##### Information provided #####

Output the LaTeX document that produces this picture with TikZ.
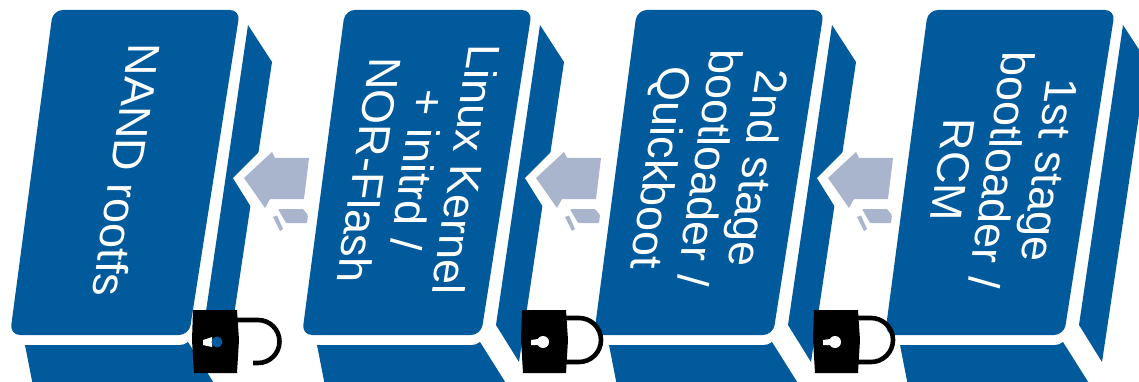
\documentclass[tikz,border=0pt]{standalone}
\usepackage{fontspec}
\setmainfont{Liberation Sans}
\definecolor{boxblue}{HTML}{005A9C}
\definecolor{arrowgrey}{HTML}{A9B4CD}
\tikzset{
  bluefill/.style={fill=boxblue,draw=none},
  greyfill/.style={fill=arrowgrey,draw=none},
  lbl/.style={transform shape,text=white,inner sep=0pt,align=center,font=\fontsize{45}{48.5}\selectfont},
  slanted/.style={cm={-0.15,-1,1,0,(0,0)}},
  shackle/.style={draw=black,line width=4.6pt,fill=none}
}
% one block: front face, side panel and bottom panel
\newcommand{\blockshape}[1]{%
  \begin{scope}[xshift=#1pt]
    \fill[bluefill,rounded corners=10pt] (53,10) -- (240,10) -- (189,335) -- (10,335) -- cycle;
    \fill[bluefill] (248,25) -- (272,62) -- (227,362) -- (204,325) -- cycle;
    \fill[bluefill] (25,345) -- (180,345) to[out=0,in=215] (188,342) -- (222,396) -- (35,396) -- cycle;
  \end{scope}}
% arrow with its white chevron
\newcommand{\arrowshape}[1]{%
  \begin{scope}[xshift=#1pt]
    \fill[white] (233,178) -- (262,149) -- (300,149) -- (300,215) -- (253,210) -- cycle;
    \fill[greyfill] (244,178) -- (272,152) -- (275,158) -- (309,158) -- (304,199) -- (270,199) -- (265,208) -- cycle;
    \fill[greyfill,rounded corners=1pt] (278,209) -- (303,209) -- (308,215) -- (307,223) -- (286,223) -- cycle;
    \fill[greyfill] (273,217) -- (277,215.5) -- (283,229) -- (280,231) -- cycle;
  \end{scope}}
% padlock body
\newcommand{\lockbody}[1]{%
  \fill[black] (#1,310) -- (#1+44,310) -- (#1+46,340) -- (#1+44,373) -- (#1+1,373) -- (#1-1,340) -- cycle;}
\begin{document}
\begin{tikzpicture}[x=1pt,y=-1pt]
\useasboundingbox (0,0) rectangle (1139,382);
\fill[white] (0,0) rectangle (1139,382);
\clip (0,0) rectangle (1139,382);
\blockshape{0}
\blockshape{292}
\blockshape{584}
\blockshape{875}
\arrowshape{0}
\arrowshape{292}
\arrowshape{584}
% labels
\begin{scope}[shift={(127,170)},slanted]
  \node[lbl] (rootfs) at (0,0) {NAND rootfs};
\end{scope}
\begin{scope}[shift={(418,170)},slanted]
  \node[lbl] (kernel) at (0,0) {Linux Kernel\\+ initrd /\\NOR-Flash};
\end{scope}
\begin{scope}[shift={(706,168)},slanted]
  \node[lbl] (second) at (0,0) {2nd stage\\bootloader /\\Quickboot};
\end{scope}
\begin{scope}[shift={(1001,170)},slanted]
  \node[lbl] (first) at (0,0) {1st stage\\bootloader /\\RCM};
\end{scope}
% open lock
\draw[shackle] (236,320) -- (258,320) arc[start angle=-90,end angle=90,radius=21.5] -- (253,363);
\lockbody{193}
\fill[white] (203,340) -- (212,337) -- (212,347) -- (203,345) -- cycle;
\fill[boxblue] (217,342) circle[radius=5.5];
% closed locks
\draw[shackle] (564,318) -- (579,318) arc[start angle=-90,end angle=90,radius=22] -- (564,362);
\lockbody{522}
\fill[white] (531,340) -- (538,339) -- (538,345) -- (531,345) -- cycle;
\fill[white] (543,342) circle[radius=6];
\draw[shackle] (856,318) -- (871,318) arc[start angle=-90,end angle=90,radius=22] -- (856,362);
\lockbody{814}
\fill[white] (823,340) -- (830,339) -- (830,345) -- (823,345) -- cycle;
\fill[white] (835,342) circle[radius=6];
\end{tikzpicture}
\end{document}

#####

- [Directions]: Go through the listing above and pull out each line containing the word "with".

- [Written solution]:
Output the LaTeX document that produces this picture with TikZ.
% arrow with its white chevron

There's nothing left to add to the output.